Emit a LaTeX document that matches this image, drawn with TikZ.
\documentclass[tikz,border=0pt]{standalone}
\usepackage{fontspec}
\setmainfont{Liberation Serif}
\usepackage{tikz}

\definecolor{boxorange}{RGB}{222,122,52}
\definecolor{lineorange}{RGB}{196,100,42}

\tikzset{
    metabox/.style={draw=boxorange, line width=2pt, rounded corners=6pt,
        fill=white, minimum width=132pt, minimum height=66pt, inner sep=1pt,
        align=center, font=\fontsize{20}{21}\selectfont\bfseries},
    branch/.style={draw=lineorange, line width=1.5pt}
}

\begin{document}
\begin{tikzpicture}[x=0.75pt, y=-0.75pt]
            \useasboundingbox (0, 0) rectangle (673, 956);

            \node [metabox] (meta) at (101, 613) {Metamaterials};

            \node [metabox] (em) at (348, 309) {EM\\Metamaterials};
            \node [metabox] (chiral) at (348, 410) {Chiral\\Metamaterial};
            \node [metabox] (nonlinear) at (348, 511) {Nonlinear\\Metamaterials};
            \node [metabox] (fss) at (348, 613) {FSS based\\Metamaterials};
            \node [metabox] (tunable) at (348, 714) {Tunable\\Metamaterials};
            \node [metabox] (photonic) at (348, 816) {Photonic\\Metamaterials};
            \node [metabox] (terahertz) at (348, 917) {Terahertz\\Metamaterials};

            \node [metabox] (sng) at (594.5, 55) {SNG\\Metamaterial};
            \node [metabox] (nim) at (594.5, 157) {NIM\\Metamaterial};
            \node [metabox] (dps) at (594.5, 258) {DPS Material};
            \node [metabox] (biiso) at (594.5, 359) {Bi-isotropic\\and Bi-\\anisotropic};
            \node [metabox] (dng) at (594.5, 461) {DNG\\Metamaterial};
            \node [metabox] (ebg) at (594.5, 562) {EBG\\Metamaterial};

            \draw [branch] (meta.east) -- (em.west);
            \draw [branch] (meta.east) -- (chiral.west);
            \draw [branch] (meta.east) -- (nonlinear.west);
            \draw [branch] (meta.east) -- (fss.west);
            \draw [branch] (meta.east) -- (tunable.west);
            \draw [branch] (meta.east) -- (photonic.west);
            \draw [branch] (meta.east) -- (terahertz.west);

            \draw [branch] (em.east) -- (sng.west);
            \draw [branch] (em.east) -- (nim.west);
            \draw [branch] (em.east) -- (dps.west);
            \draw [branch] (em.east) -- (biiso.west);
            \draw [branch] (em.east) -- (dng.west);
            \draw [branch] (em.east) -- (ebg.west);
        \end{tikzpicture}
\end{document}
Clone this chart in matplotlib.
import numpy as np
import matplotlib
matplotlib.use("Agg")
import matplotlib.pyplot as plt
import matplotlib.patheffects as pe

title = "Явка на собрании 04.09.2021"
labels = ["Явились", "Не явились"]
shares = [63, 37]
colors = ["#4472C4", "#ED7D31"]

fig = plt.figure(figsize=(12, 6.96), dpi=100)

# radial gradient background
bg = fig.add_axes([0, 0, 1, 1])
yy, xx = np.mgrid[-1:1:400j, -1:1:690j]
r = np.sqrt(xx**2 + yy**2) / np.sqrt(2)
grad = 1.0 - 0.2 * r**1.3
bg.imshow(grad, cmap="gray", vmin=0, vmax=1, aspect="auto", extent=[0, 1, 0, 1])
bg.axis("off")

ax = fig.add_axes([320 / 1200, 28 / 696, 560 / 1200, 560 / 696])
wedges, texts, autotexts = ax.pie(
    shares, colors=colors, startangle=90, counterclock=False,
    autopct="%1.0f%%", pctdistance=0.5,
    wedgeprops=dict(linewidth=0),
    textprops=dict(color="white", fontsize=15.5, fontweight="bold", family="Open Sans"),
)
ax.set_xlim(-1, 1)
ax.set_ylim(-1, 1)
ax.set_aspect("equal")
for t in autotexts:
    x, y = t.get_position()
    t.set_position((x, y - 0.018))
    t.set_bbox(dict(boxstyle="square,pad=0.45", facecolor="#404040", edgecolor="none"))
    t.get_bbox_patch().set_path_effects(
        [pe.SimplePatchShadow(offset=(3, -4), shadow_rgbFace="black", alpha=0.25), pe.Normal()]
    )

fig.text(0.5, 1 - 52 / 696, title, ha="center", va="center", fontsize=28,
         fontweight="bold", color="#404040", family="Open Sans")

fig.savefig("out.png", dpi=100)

### Required task
Give the listing above again, word for word.

### Result
Emit a LaTeX document that matches this image, drawn with TikZ.
\documentclass[tikz,border=0pt]{standalone}
\usepackage{fontspec}
\setmainfont{Liberation Serif}
\usepackage{tikz}

\definecolor{boxorange}{RGB}{222,122,52}
\definecolor{lineorange}{RGB}{196,100,42}

\tikzset{
    metabox/.style={draw=boxorange, line width=2pt, rounded corners=6pt,
        fill=white, minimum width=132pt, minimum height=66pt, inner sep=1pt,
        align=center, font=\fontsize{20}{21}\selectfont\bfseries},
    branch/.style={draw=lineorange, line width=1.5pt}
}

\begin{document}
\begin{tikzpicture}[x=0.75pt, y=-0.75pt]
            \useasboundingbox (0, 0) rectangle (673, 956);

            \node [metabox] (meta) at (101, 613) {Metamaterials};

            \node [metabox] (em) at (348, 309) {EM\\Metamaterials};
            \node [metabox] (chiral) at (348, 410) {Chiral\\Metamaterial};
            \node [metabox] (nonlinear) at (348, 511) {Nonlinear\\Metamaterials};
            \node [metabox] (fss) at (348, 613) {FSS based\\Metamaterials};
            \node [metabox] (tunable) at (348, 714) {Tunable\\Metamaterials};
            \node [metabox] (photonic) at (348, 816) {Photonic\\Metamaterials};
            \node [metabox] (terahertz) at (348, 917) {Terahertz\\Metamaterials};

            \node [metabox] (sng) at (594.5, 55) {SNG\\Metamaterial};
            \node [metabox] (nim) at (594.5, 157) {NIM\\Metamaterial};
            \node [metabox] (dps) at (594.5, 258) {DPS Material};
            \node [metabox] (biiso) at (594.5, 359) {Bi-isotropic\\and Bi-\\anisotropic};
            \node [metabox] (dng) at (594.5, 461) {DNG\\Metamaterial};
            \node [metabox] (ebg) at (594.5, 562) {EBG\\Metamaterial};

            \draw [branch] (meta.east) -- (em.west);
            \draw [branch] (meta.east) -- (chiral.west);
            \draw [branch] (meta.east) -- (nonlinear.west);
            \draw [branch] (meta.east) -- (fss.west);
            \draw [branch] (meta.east) -- (tunable.west);
            \draw [branch] (meta.east) -- (photonic.west);
            \draw [branch] (meta.east) -- (terahertz.west);

            \draw [branch] (em.east) -- (sng.west);
            \draw [branch] (em.east) -- (nim.west);
            \draw [branch] (em.east) -- (dps.west);
            \draw [branch] (em.east) -- (biiso.west);
            \draw [branch] (em.east) -- (dng.west);
            \draw [branch] (em.east) -- (ebg.west);
        \end{tikzpicture}
\end{document}
Clone this chart in matplotlib.
import numpy as np
import matplotlib
matplotlib.use("Agg")
import matplotlib.pyplot as plt
import matplotlib.patheffects as pe

title = "Явка на собрании 04.09.2021"
labels = ["Явились", "Не явились"]
shares = [63, 37]
colors = ["#4472C4", "#ED7D31"]

fig = plt.figure(figsize=(12, 6.96), dpi=100)

# radial gradient background
bg = fig.add_axes([0, 0, 1, 1])
yy, xx = np.mgrid[-1:1:400j, -1:1:690j]
r = np.sqrt(xx**2 + yy**2) / np.sqrt(2)
grad = 1.0 - 0.2 * r**1.3
bg.imshow(grad, cmap="gray", vmin=0, vmax=1, aspect="auto", extent=[0, 1, 0, 1])
bg.axis("off")

ax = fig.add_axes([320 / 1200, 28 / 696, 560 / 1200, 560 / 696])
wedges, texts, autotexts = ax.pie(
    shares, colors=colors, startangle=90, counterclock=False,
    autopct="%1.0f%%", pctdistance=0.5,
    wedgeprops=dict(linewidth=0),
    textprops=dict(color="white", fontsize=15.5, fontweight="bold", family="Open Sans"),
)
ax.set_xlim(-1, 1)
ax.set_ylim(-1, 1)
ax.set_aspect("equal")
for t in autotexts:
    x, y = t.get_position()
    t.set_position((x, y - 0.018))
    t.set_bbox(dict(boxstyle="square,pad=0.45", facecolor="#404040", edgecolor="none"))
    t.get_bbox_patch().set_path_effects(
        [pe.SimplePatchShadow(offset=(3, -4), shadow_rgbFace="black", alpha=0.25), pe.Normal()]
    )

fig.text(0.5, 1 - 52 / 696, title, ha="center", va="center", fontsize=28,
         fontweight="bold", color="#404040", family="Open Sans")

fig.savefig("out.png", dpi=100)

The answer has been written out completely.